EXERCISE TASK:
Everything from the line with "Rebuild this chart" down to the line with "plt.rcParams['axes.labelweight'] = 'bold'" below must be printed exactly, those two lines included. Exclude pictures.

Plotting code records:

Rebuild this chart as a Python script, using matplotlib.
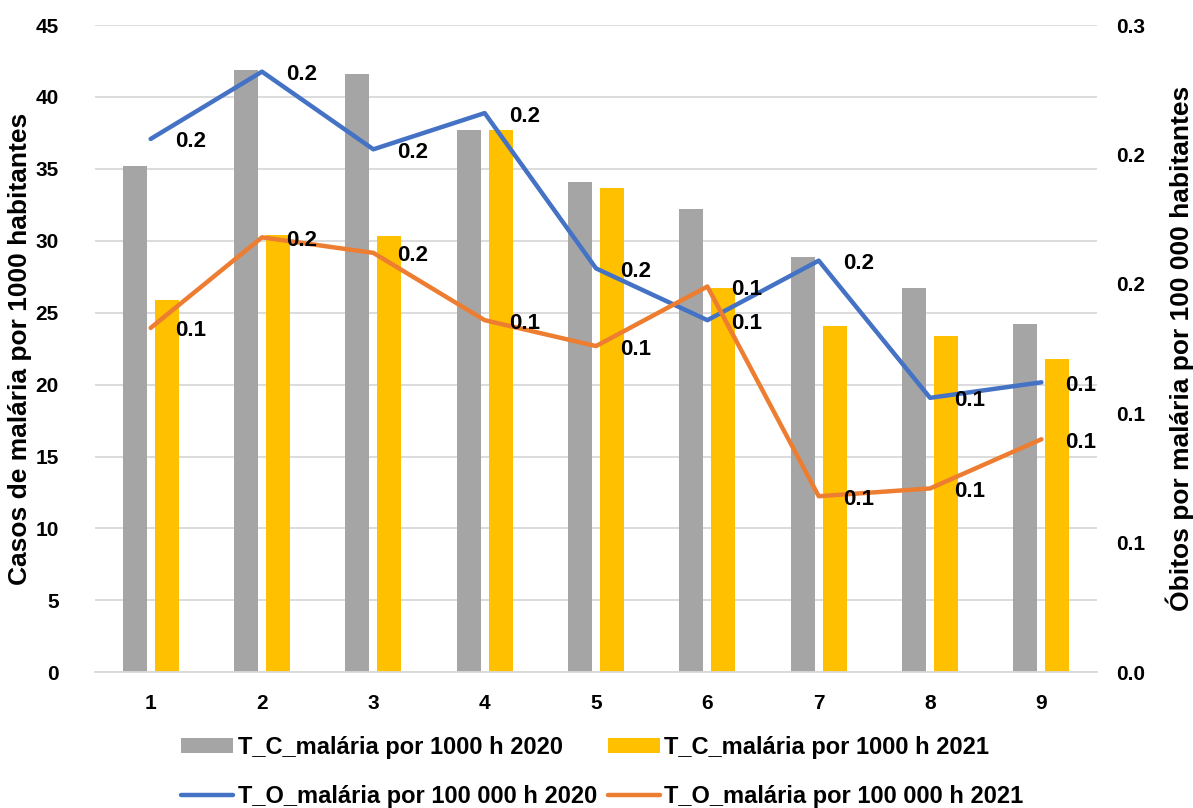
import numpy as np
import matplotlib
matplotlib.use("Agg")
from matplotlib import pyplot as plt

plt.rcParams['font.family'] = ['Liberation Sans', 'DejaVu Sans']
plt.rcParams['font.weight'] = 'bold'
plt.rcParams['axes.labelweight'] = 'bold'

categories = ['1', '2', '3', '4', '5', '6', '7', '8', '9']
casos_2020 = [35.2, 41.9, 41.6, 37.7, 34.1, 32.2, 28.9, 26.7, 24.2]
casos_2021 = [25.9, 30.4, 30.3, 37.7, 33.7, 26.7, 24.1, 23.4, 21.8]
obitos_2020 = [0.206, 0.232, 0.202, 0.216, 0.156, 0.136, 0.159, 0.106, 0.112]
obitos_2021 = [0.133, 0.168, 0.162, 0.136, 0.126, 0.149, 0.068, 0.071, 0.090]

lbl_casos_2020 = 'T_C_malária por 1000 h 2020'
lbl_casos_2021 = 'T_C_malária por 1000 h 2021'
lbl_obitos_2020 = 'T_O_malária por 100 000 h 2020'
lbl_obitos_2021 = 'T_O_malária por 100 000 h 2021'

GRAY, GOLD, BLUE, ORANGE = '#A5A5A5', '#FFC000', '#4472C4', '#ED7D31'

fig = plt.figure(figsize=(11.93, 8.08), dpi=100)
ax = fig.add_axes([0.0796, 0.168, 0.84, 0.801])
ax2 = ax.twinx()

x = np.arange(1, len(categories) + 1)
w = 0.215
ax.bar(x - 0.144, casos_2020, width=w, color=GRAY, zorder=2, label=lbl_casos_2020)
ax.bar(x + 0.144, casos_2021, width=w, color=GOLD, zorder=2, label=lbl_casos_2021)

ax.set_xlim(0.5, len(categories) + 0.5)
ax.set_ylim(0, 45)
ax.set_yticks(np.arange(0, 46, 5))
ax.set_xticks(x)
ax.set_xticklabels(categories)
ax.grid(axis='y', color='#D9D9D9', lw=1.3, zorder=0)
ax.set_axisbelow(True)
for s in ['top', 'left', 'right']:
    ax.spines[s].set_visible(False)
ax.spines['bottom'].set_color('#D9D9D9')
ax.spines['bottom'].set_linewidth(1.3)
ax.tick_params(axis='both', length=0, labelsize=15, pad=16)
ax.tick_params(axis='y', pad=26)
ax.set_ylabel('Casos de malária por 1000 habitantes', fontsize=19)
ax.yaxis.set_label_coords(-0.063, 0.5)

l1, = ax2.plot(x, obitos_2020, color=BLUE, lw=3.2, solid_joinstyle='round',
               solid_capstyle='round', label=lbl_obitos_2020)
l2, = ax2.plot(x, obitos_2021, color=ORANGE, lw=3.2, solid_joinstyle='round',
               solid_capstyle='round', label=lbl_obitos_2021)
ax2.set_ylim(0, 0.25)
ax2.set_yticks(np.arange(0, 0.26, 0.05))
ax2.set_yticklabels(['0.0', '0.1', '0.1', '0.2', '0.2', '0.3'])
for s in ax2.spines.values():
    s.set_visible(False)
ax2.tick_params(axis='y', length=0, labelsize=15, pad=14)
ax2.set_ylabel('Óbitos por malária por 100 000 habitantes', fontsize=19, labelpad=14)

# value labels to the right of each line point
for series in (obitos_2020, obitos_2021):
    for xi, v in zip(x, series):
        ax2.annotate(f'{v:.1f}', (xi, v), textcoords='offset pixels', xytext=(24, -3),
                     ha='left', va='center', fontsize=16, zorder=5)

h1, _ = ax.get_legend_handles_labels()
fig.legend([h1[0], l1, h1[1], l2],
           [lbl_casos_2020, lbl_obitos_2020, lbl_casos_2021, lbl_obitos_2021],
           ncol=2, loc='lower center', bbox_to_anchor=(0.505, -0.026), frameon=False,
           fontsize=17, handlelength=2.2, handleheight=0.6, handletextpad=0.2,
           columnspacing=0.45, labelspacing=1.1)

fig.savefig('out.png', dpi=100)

...

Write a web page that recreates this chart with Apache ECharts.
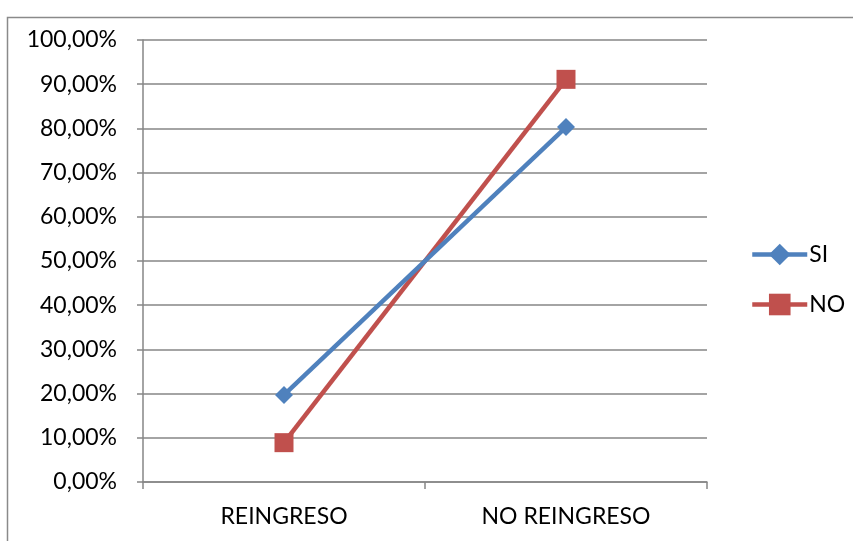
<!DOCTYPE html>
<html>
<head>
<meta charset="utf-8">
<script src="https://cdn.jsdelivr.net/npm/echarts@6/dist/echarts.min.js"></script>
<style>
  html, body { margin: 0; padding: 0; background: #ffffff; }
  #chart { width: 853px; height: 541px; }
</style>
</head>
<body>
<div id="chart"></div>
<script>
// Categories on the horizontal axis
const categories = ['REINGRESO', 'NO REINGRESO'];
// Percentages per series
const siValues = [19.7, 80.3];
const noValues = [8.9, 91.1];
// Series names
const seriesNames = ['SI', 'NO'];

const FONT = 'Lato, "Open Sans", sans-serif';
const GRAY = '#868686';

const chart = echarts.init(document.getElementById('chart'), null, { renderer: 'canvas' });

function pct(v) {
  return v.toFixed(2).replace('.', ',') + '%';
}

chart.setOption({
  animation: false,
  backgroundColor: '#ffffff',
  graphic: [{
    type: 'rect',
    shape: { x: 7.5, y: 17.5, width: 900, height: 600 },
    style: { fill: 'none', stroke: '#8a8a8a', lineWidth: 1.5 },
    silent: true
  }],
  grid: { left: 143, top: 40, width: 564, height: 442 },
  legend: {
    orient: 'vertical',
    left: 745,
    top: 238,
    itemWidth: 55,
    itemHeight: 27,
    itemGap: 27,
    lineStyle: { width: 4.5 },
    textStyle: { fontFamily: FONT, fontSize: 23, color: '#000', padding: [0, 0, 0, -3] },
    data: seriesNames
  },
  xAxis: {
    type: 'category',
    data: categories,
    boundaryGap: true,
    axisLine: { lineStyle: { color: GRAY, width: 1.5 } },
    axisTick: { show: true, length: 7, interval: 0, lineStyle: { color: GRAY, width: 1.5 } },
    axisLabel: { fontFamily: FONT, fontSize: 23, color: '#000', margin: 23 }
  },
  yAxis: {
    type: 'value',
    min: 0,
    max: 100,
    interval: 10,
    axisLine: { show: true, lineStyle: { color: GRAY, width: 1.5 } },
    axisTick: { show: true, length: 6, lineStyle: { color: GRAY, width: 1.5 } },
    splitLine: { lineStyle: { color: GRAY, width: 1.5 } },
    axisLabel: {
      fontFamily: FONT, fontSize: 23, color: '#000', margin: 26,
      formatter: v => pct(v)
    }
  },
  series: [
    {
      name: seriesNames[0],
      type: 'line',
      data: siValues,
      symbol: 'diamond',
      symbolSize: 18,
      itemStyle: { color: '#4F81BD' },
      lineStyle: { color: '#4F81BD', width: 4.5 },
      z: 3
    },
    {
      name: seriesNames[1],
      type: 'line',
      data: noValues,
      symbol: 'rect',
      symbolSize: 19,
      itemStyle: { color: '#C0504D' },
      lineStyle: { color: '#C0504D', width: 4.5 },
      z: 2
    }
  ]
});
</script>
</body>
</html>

OUTPUT OF THE EXERCISE:
Rebuild this chart as a Python script, using matplotlib.
import numpy as np
import matplotlib
matplotlib.use("Agg")
from matplotlib import pyplot as plt

plt.rcParams['font.family'] = ['Liberation Sans', 'DejaVu Sans']
plt.rcParams['font.weight'] = 'bold'
plt.rcParams['axes.labelweight'] = 'bold'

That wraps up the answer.